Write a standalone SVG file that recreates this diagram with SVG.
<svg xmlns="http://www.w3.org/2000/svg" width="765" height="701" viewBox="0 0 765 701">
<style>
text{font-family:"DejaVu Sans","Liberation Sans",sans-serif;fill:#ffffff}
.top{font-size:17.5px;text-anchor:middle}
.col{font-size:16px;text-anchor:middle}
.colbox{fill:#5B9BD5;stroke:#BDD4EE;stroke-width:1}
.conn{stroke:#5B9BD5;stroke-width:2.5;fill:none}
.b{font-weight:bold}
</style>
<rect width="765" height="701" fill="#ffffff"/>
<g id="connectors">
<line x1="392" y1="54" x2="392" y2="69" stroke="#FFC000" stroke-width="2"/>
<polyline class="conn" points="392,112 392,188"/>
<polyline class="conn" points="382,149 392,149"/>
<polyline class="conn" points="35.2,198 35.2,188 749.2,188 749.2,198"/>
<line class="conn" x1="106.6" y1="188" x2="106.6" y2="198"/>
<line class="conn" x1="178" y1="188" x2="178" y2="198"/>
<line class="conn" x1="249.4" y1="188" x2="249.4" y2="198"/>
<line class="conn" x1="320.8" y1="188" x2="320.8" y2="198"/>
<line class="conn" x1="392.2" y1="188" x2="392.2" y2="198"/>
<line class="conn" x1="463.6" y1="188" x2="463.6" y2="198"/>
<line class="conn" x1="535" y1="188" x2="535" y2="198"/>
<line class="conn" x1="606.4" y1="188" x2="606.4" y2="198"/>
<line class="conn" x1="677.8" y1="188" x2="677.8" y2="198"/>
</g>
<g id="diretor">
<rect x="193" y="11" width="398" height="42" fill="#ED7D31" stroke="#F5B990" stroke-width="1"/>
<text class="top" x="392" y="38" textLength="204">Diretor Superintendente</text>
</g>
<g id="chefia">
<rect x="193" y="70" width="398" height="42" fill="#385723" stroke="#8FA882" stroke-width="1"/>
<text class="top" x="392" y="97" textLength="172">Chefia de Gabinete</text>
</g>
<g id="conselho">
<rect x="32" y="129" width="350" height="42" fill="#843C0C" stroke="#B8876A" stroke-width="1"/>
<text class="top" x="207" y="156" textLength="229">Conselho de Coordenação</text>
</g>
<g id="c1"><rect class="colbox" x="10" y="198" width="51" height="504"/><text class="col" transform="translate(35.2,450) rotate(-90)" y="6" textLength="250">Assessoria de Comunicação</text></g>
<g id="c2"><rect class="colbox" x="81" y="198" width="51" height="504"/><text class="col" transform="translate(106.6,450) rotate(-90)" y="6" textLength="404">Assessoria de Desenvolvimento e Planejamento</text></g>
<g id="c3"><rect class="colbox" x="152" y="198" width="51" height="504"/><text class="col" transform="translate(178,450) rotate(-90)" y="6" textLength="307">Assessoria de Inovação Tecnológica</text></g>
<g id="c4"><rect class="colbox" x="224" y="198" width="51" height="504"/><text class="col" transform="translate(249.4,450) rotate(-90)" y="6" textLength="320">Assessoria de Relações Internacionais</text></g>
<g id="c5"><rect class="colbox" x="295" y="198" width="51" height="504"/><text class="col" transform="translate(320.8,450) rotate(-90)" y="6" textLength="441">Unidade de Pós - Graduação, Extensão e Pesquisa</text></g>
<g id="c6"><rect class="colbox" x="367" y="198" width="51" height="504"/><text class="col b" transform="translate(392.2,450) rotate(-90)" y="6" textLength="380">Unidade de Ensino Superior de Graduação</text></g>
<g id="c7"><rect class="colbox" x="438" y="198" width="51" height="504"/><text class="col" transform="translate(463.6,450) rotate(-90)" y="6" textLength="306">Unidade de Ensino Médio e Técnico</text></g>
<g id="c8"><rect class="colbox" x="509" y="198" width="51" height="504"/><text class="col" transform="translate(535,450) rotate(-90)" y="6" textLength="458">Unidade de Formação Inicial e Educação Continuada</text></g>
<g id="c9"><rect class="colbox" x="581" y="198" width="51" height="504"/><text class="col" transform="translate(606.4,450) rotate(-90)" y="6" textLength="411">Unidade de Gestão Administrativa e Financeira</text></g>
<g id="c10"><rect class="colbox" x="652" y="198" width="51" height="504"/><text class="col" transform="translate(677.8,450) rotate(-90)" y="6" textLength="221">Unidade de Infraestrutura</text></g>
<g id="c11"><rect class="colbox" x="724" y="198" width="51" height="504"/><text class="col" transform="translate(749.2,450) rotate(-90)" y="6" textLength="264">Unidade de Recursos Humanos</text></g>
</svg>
+---+
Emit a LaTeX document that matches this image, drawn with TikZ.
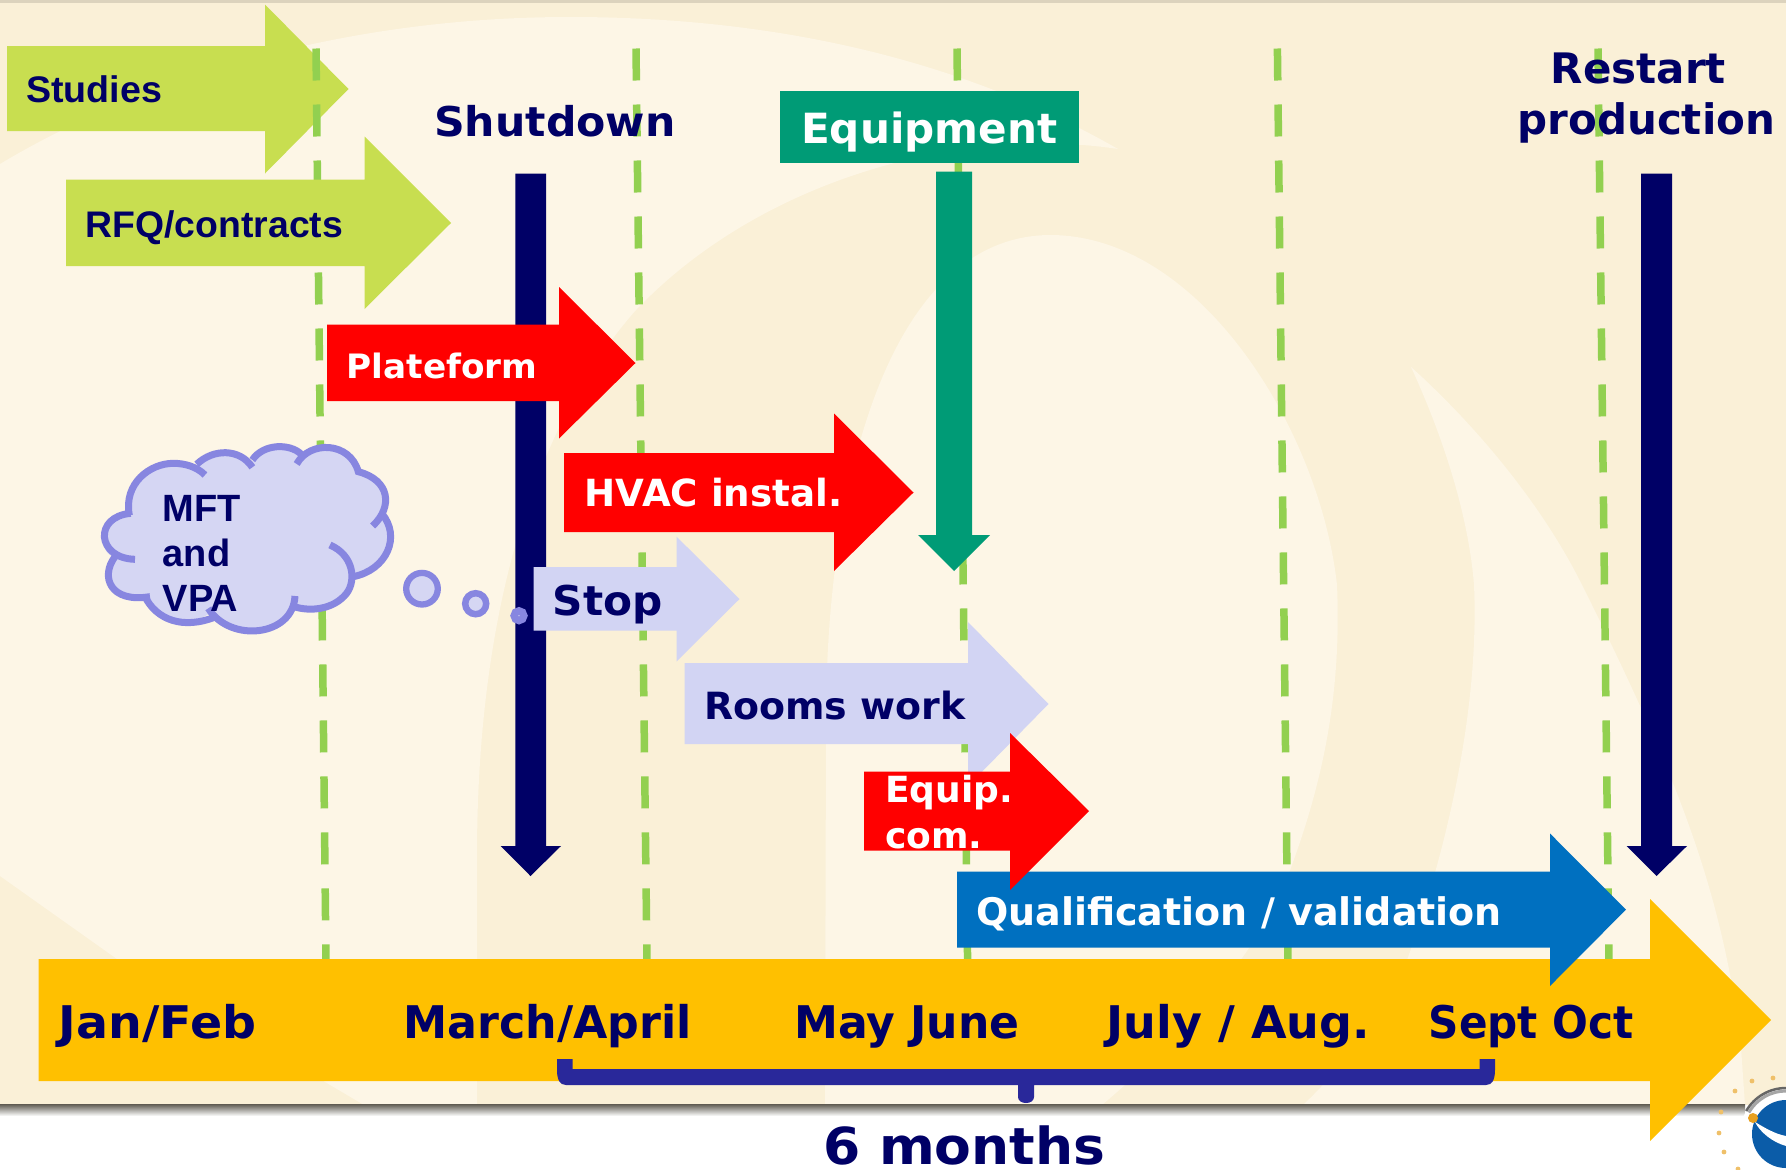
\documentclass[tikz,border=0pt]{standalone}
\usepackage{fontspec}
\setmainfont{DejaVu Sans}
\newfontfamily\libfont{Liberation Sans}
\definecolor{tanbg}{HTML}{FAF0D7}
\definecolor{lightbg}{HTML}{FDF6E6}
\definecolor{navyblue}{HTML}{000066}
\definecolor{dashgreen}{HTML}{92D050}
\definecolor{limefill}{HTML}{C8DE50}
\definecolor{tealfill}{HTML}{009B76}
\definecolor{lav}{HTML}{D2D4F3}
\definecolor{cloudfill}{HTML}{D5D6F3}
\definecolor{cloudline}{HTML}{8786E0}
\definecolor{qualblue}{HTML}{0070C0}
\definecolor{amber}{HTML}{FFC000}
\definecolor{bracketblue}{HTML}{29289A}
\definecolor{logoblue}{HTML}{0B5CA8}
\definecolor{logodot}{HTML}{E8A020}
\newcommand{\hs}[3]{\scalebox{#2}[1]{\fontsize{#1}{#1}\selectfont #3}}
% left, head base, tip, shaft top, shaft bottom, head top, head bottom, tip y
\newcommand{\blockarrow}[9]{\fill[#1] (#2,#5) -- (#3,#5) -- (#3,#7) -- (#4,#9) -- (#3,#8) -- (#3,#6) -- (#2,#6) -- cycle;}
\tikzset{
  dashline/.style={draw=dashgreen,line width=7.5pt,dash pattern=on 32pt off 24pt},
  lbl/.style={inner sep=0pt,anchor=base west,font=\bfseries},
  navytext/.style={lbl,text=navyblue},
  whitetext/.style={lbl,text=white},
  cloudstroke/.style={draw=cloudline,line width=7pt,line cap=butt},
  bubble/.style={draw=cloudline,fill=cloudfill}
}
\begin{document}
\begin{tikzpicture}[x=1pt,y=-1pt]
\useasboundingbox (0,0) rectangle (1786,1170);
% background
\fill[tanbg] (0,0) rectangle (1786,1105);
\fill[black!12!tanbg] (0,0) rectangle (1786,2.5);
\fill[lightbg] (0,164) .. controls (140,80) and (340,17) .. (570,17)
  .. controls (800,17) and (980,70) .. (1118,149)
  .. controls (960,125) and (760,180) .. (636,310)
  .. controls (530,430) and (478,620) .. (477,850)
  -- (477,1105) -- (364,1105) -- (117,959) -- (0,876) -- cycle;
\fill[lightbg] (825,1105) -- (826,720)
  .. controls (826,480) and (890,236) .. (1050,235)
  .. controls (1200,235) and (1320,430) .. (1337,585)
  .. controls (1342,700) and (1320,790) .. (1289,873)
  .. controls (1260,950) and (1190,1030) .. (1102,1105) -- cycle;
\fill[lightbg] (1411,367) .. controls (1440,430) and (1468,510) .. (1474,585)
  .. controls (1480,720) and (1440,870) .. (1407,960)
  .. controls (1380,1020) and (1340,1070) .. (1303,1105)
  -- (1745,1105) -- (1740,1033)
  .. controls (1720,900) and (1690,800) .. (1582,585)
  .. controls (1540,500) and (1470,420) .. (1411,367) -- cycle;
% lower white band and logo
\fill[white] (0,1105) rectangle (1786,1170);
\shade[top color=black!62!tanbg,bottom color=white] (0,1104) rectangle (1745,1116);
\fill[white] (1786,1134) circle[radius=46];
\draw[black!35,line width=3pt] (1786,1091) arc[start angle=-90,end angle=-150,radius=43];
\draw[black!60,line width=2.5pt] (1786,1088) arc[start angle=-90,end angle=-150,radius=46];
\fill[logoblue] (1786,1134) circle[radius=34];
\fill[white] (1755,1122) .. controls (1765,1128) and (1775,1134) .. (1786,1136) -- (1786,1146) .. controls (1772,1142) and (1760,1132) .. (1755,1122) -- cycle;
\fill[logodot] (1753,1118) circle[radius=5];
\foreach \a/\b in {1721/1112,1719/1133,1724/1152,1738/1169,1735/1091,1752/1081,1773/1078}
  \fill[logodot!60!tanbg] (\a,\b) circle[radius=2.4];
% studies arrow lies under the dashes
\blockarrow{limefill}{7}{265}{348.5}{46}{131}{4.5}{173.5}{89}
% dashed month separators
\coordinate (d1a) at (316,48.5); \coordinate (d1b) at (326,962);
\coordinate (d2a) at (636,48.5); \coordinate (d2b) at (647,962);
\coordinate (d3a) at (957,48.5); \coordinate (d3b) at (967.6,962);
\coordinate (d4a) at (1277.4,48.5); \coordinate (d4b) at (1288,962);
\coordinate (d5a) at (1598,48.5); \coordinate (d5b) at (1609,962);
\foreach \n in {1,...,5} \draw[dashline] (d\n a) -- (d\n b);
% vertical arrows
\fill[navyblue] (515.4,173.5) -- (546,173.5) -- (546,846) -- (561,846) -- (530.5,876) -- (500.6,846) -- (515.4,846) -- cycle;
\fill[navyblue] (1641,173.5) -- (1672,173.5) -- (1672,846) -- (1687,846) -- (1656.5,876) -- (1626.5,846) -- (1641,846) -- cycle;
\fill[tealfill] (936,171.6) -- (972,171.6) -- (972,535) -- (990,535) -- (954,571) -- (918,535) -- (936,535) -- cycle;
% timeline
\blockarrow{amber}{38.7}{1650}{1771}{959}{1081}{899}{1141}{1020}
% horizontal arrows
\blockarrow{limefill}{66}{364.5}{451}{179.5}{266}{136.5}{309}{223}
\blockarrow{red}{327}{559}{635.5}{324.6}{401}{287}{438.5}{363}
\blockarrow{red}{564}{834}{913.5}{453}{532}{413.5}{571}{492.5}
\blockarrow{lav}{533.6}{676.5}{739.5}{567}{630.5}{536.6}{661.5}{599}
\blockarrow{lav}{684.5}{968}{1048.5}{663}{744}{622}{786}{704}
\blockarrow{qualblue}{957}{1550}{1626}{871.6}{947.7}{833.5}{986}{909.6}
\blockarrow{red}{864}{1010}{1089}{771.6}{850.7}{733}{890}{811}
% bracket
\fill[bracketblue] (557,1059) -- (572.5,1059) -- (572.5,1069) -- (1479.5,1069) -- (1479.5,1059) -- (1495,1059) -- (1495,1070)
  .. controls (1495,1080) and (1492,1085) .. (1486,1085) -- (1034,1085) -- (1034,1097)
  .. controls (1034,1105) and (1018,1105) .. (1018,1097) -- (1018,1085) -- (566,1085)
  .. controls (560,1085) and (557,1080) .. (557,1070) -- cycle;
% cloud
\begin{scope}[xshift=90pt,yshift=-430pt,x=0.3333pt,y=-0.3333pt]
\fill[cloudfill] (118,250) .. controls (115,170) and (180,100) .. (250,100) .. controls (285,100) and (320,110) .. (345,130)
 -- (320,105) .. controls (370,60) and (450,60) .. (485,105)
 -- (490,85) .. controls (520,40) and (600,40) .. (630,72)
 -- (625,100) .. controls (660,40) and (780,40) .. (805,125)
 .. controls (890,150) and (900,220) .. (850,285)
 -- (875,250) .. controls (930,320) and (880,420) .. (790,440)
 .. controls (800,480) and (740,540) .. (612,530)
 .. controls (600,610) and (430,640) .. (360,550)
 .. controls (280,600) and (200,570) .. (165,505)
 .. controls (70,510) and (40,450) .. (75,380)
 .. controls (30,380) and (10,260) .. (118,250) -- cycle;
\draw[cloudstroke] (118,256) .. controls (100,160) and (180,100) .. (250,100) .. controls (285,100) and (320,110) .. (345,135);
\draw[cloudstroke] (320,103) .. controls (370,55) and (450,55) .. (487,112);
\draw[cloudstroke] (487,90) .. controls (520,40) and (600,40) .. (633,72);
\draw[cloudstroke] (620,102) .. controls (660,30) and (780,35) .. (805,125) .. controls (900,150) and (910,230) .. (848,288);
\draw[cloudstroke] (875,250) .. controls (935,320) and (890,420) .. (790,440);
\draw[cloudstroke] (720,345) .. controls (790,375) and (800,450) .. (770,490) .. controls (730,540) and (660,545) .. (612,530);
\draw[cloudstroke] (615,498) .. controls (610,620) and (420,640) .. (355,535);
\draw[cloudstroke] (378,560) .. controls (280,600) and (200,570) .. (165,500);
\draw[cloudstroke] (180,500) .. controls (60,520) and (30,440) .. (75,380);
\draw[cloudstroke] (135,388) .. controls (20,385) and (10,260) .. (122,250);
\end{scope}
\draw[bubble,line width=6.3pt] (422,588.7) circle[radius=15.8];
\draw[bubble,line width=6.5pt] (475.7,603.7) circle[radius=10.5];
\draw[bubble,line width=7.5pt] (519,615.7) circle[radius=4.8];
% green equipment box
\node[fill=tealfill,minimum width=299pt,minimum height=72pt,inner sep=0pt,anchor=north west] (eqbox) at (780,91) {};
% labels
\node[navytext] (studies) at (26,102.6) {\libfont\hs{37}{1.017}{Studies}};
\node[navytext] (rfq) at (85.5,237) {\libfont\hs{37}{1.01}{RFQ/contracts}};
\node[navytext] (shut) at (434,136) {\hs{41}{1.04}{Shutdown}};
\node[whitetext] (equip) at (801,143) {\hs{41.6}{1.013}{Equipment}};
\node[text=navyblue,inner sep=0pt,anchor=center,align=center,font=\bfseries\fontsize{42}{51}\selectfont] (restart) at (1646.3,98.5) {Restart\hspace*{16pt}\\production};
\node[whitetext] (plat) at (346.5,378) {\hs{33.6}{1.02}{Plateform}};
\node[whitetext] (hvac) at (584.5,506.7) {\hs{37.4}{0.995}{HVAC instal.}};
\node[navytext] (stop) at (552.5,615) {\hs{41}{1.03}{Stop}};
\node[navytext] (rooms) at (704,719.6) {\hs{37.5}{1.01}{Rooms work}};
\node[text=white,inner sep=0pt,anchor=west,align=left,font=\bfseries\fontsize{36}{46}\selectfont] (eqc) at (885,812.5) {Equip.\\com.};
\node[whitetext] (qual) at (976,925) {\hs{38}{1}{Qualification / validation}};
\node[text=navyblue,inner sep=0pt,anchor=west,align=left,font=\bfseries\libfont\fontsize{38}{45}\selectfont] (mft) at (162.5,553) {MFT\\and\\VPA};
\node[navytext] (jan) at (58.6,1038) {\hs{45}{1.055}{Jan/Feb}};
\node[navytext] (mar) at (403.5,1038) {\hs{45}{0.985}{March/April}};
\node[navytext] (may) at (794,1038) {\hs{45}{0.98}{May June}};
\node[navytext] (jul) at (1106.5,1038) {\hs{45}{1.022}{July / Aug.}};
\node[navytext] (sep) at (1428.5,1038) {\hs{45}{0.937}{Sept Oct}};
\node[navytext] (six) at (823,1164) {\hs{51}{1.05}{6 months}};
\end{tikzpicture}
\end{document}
+---+
What is required >> Lines that hold "this" are the ones to copy; find all of them.

The completed task >>
Write a standalone SVG file that recreates this diagram with SVG.
Emit a LaTeX document that matches this image, drawn with TikZ.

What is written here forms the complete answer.